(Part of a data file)
========================================================================

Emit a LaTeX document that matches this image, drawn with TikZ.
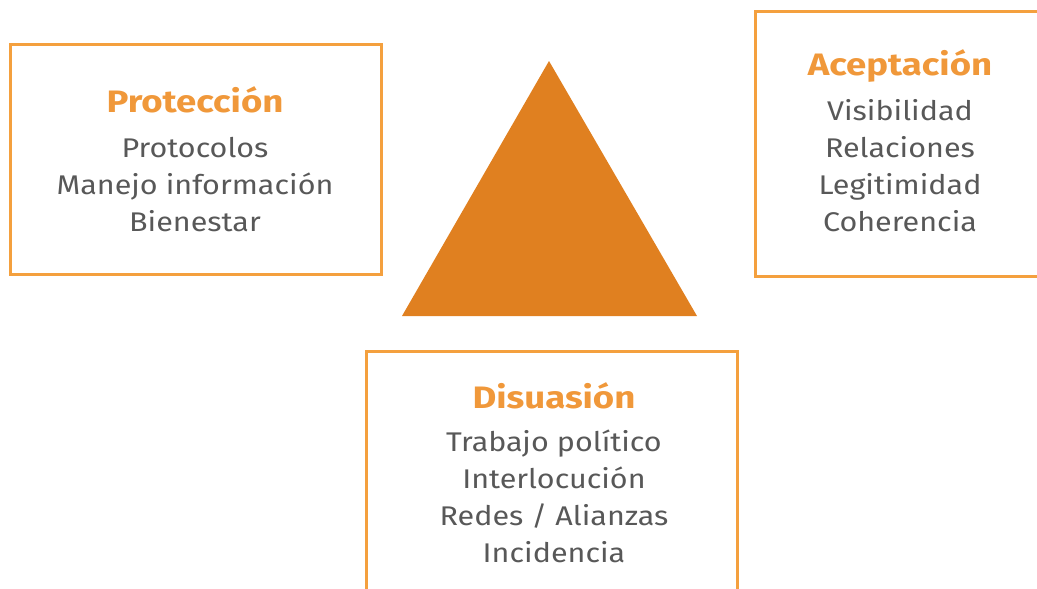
\documentclass[tikz,border=0pt]{standalone}
\usepackage{fontspec}
\setmainfont{Fira Sans}
\newfontfamily\bodyfont{Fira Sans}[FakeStretch=1.13]
\newfontfamily\titlefont{Fira Sans}[FakeStretch=1.18]
\definecolor{boxorange}{HTML}{F4A03E}
\definecolor{titleorange}{HTML}{F0983A}
\definecolor{triorange}{HTML}{E08020}
\definecolor{textgray}{HTML}{585858}
\tikzset{
  frame/.style={draw=boxorange, line width=3pt},
  ttl/.style={anchor=base, text=titleorange, inner sep=0pt, font=\titlefont\fontsize{31}{36}\selectfont\bfseries},
  itm/.style={anchor=base, text=textgray, inner sep=0pt, font=\bodyfont\fontsize{27}{32}\selectfont},
}
\begin{document}
\begin{tikzpicture}[x=1pt,y=-1pt]
\useasboundingbox (0,0) rectangle (1037,589);
\clip (0,0) rectangle (1037,589);
% triangle
\fill[triorange] (549,61) -- (697,316) -- (402,316) -- cycle;
% Protección
\draw[frame] (10,44) rectangle (381,274);
\node[ttl] (pt) at (195,112) {Protección};
\node[itm] (p1) at (195,157) {Protocolos};
\node[itm] (p2) at (195,194) {Manejo información};
\node[itm] (p3) at (195,231) {Bienestar};
% Aceptación
\draw[frame] (755,11) rectangle (1050,276);
\node[ttl] (at) at (900,75) {Aceptación};
\node[itm] (a1) at (900,120) {Visibilidad};
\node[itm] (a2) at (900,157) {Relaciones};
\node[itm] (a3) at (900,194) {Legitimidad};
\node[itm] (a4) at (900,231) {Coherencia};
% Disuasión
\draw[frame] (366,351) rectangle (737,620);
\node[ttl] (dt) at (554,408) {Disuasión};
\node[itm] (d1) at (554,451) {Trabajo político};
\node[itm] (d2) at (554,488) {Interlocución};
\node[itm] (d3) at (554,525) {Redes / Alianzas};
\node[itm] (d4) at (554,562) {Incidencia};
\end{tikzpicture}
\end{document}
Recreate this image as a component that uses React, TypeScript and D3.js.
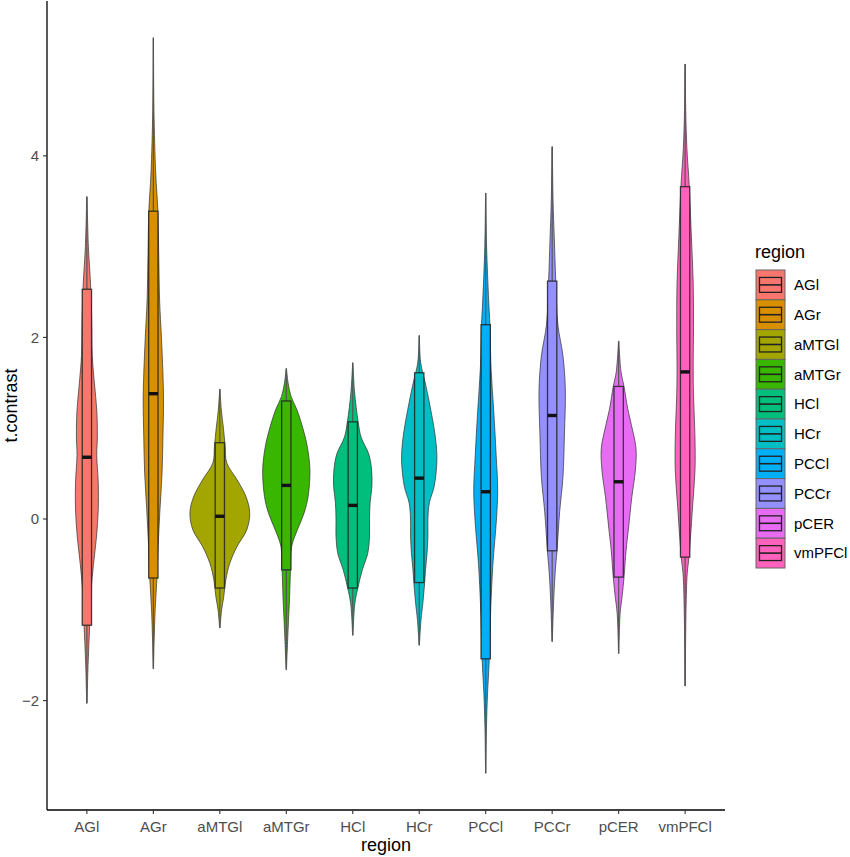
import * as d3 from 'd3';

const regions = ['AGl', 'AGr', 'aMTGl', 'aMTGr', 'HCl', 'HCr', 'PCCl', 'PCCr', 'pCER', 'vmPFCl'];
const fills = ['#F8766D', '#D89000', '#A3A500', '#39B600', '#00BF7D', '#00BFC4', '#00B0F6', '#9590FF', '#E76BF3', '#FF62BC'];

// boxplot stats per region
const whiskerLow = [-2.03, -1.65, -1.2, -1.66, -1.28, -1.39, -2.8, -1.35, -1.48, -1.84];
const q1 = [-1.17, -0.65, -0.76, -0.56, -0.76, -0.7, -1.54, -0.35, -0.64, -0.42];
const medians = [0.68, 1.38, 0.03, 0.37, 0.15, 0.45, 0.3, 1.14, 0.41, 1.62];
const q3 = [2.53, 3.39, 0.84, 1.3, 1.07, 1.61, 2.14, 2.62, 1.46, 3.66];
const whiskerHigh = [3.55, 5.3, 1.43, 1.65, 1.72, 2.02, 3.59, 4.1, 1.96, 5.01];

// violin density profiles: [t.contrast, relative density]
const densAGl = [[-2.03, 0.005], [-1.6, 0.04], [-1.2, 0.09], [-0.8, 0.14], [-0.5, 0.22], [-0.2, 0.32], [0.1, 0.38], [0.4, 0.38], [0.7, 0.33], [0.9, 0.35], [1.2, 0.33], [1.5, 0.25], [1.8, 0.18], [2.2, 0.16], [2.6, 0.12], [3.0, 0.05], [3.55, 0.005]];
const densAGr = [[-1.65, 0.005], [-1.3, 0.03], [-1.0, 0.06], [-0.65, 0.12], [-0.3, 0.16], [0.1, 0.22], [0.5, 0.29], [0.9, 0.32], [1.3, 0.34], [1.6, 0.32], [2.0, 0.27], [2.4, 0.21], [2.9, 0.18], [3.4, 0.15], [3.8, 0.08], [4.5, 0.02], [5.3, 0.005]];
const densAMTGl = [[-1.2, 0.005], [-1.0, 0.06], [-0.86, 0.13], [-0.67, 0.2], [-0.49, 0.33], [-0.3, 0.58], [-0.12, 0.9], [0.07, 1.0], [0.25, 0.87], [0.43, 0.58], [0.62, 0.23], [0.8, 0.18], [1.0, 0.12], [1.2, 0.05], [1.43, 0.005]];
const densAMTGr = [[-1.66, 0.005], [-1.22, 0.06], [-0.86, 0.11], [-0.56, 0.14], [-0.3, 0.18], [-0.12, 0.37], [0.07, 0.6], [0.25, 0.73], [0.54, 0.79], [0.8, 0.7], [0.98, 0.57], [1.2, 0.36], [1.35, 0.16], [1.5, 0.06], [1.66, 0.005]];
const densHCl = [[-1.28, 0.005], [-0.93, 0.07], [-0.76, 0.17], [-0.56, 0.32], [-0.38, 0.5], [-0.19, 0.56], [-0.01, 0.56], [0.18, 0.58], [0.36, 0.64], [0.54, 0.63], [0.72, 0.53], [0.9, 0.28], [1.07, 0.18], [1.4, 0.06], [1.72, 0.005]];
const densHCr = [[-1.39, 0.005], [-1.11, 0.06], [-0.93, 0.12], [-0.75, 0.17], [-0.56, 0.21], [-0.38, 0.26], [-0.19, 0.29], [0.0, 0.29], [0.18, 0.34], [0.36, 0.5], [0.65, 0.59], [0.9, 0.54], [1.28, 0.34], [1.5, 0.2], [1.72, 0.05], [2.02, 0.005]];
const densPCCl = [[-2.8, 0.005], [-2.3, 0.025], [-1.93, 0.06], [-1.54, 0.12], [-0.97, 0.17], [-0.5, 0.24], [0.0, 0.36], [0.32, 0.4], [0.7, 0.35], [1.18, 0.27], [1.65, 0.18], [2.14, 0.14], [2.4, 0.1], [3.0, 0.03], [3.59, 0.005]];
const densPCCr = [[-1.35, 0.005], [-0.9, 0.05], [-0.59, 0.1], [-0.35, 0.16], [0.08, 0.25], [0.46, 0.36], [0.94, 0.41], [1.42, 0.44], [1.8, 0.36], [2.14, 0.19], [2.62, 0.12], [3.1, 0.07], [3.5, 0.03], [4.1, 0.005]];
const densPCER = [[-1.48, 0.005], [-1.04, 0.05], [-0.84, 0.12], [-0.64, 0.18], [-0.34, 0.25], [-0.1, 0.33], [0.24, 0.44], [0.54, 0.56], [0.78, 0.58], [1.03, 0.43], [1.22, 0.3], [1.46, 0.18], [1.62, 0.08], [1.96, 0.005]];
const densVmPFCl = [[-1.84, 0.005], [-1.0, 0.03], [-0.6, 0.07], [-0.42, 0.13], [-0.2, 0.18], [0.14, 0.25], [0.54, 0.33], [0.88, 0.33], [1.38, 0.28], [1.62, 0.27], [2.11, 0.28], [2.6, 0.27], [3.1, 0.21], [3.66, 0.14], [4.08, 0.06], [4.5, 0.02], [5.01, 0.005]];
const densities = [densAGl, densAGr, densAMTGl, densAMTGr, densHCl, densHCr, densPCCl, densPCCr, densPCER, densVmPFCl];

const yTicks = [-2, 0, 2, 4];

const W = 850;
const H = 857;
const FONT = '"Liberation Sans", Arial, sans-serif';

export default function App() {
  const left = 47, right = 725, top = 1, bottom = 810;

  const x = d3.scalePoint<string>().domain(regions).range([left, right]).padding(0.6);
  const step = x.step();

  const lo = d3.min(whiskerLow) as number;
  const hi = d3.max(whiskerHigh) as number;
  const pad = (hi - lo) * 0.05;
  const y = d3.scaleLinear().domain([lo - pad, hi + pad]).range([bottom, top]);

  const w = d3.scaleLinear().domain([0, 1]).range([0, step * 0.45]);
  const boxW = step * 0.14;
  const fmt = d3.format('d');

  const violin = (cx: number) =>
    d3.area<number[]>()
      .y(d => y(d[0]))
      .x0(d => cx - w(d[1]))
      .x1(d => cx + w(d[1]))
      .curve(d3.curveCatmullRom.alpha(0.5));

  const keyX = 756, keyW = 29, keyTop = 270, keyH = 29.8;

  return (
    <svg width={W} height={H} style={{ position: 'absolute', left: 0, top: 0, background: '#fff' }} fontFamily={FONT}>
      {regions.map((r, i) => {
        const cx = x(r) as number;
        return (
          <g key={r}>
            <path d={violin(cx)(densities[i]) || ''} fill={fills[i]} stroke="#333" strokeWidth={0.9} strokeOpacity={0.8} />
            <line x1={cx} x2={cx} y1={y(whiskerHigh[i])} y2={y(q3[i])} stroke="#555" strokeWidth={1.2} />
            <line x1={cx} x2={cx} y1={y(q1[i])} y2={y(whiskerLow[i])} stroke="#555" strokeWidth={1.2} />
            <rect x={cx - boxW / 2} y={y(q3[i])} width={boxW} height={y(q1[i]) - y(q3[i])}
              fill={fills[i]} stroke="#222" strokeWidth={1.3} strokeOpacity={0.85} />
            <line x1={cx - boxW / 2} x2={cx + boxW / 2} y1={y(medians[i])} y2={y(medians[i])} stroke="#111" strokeWidth={3.4} />
          </g>
        );
      })}

      {/* axes */}
      <line x1={left} x2={left} y1={top} y2={bottom} stroke="#000" strokeWidth={1.3} />
      <line x1={left} x2={right} y1={bottom} y2={bottom} stroke="#000" strokeWidth={1.3} />
      {yTicks.map(t => (
        <g key={t}>
          <line x1={left - 4} x2={left} y1={y(t)} y2={y(t)} stroke="#333" strokeWidth={1.1} />
          <text x={left - 8} y={y(t)} dy="0.35em" textAnchor="end" fontSize={15} fill="#4d4d4d">{fmt(t)}</text>
        </g>
      ))}
      {regions.map(r => (
        <g key={r}>
          <line x1={x(r)} x2={x(r)} y1={bottom} y2={bottom + 4} stroke="#333" strokeWidth={1.1} />
          <text x={x(r)} y={bottom + 22} textAnchor="middle" fontSize={15} fill="#4d4d4d">{r}</text>
        </g>
      ))}
      <text x={(left + right) / 2} y={851} textAnchor="middle" fontSize={18} fill="#000">region</text>
      <text transform={`translate(17,${(top + bottom) / 2}) rotate(-90)`} textAnchor="middle" fontSize={18} fill="#000">t.contrast</text>

      {/* legend */}
      <text x={755} y={258} fontSize={18} fill="#000">region</text>
      {regions.map((r, i) => {
        const ky = keyTop + i * keyH;
        return (
          <g key={r}>
            <rect x={keyX} y={ky} width={keyW} height={keyH} fill={fills[i]} stroke="#666" strokeWidth={1} />
            <rect x={keyX + keyW * 0.12} y={ky + keyH * 0.25} width={keyW * 0.76} height={keyH * 0.5}
              fill={fills[i]} stroke="#222" strokeWidth={1.3} />
            <line x1={keyX + keyW * 0.12} x2={keyX + keyW * 0.88} y1={ky + keyH / 2} y2={ky + keyH / 2} stroke="#222" strokeWidth={1.6} />
            <text x={794} y={ky + keyH / 2} dy="0.35em" fontSize={15} fill="#000">{r}</text>
          </g>
        );
      })}
    </svg>
  );
}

========================================================================

Task details
Where a line contains "this", copy that line.

Completed exercise
Emit a LaTeX document that matches this image, drawn with TikZ.
Recreate this image as a component that uses React, TypeScript and D3.js.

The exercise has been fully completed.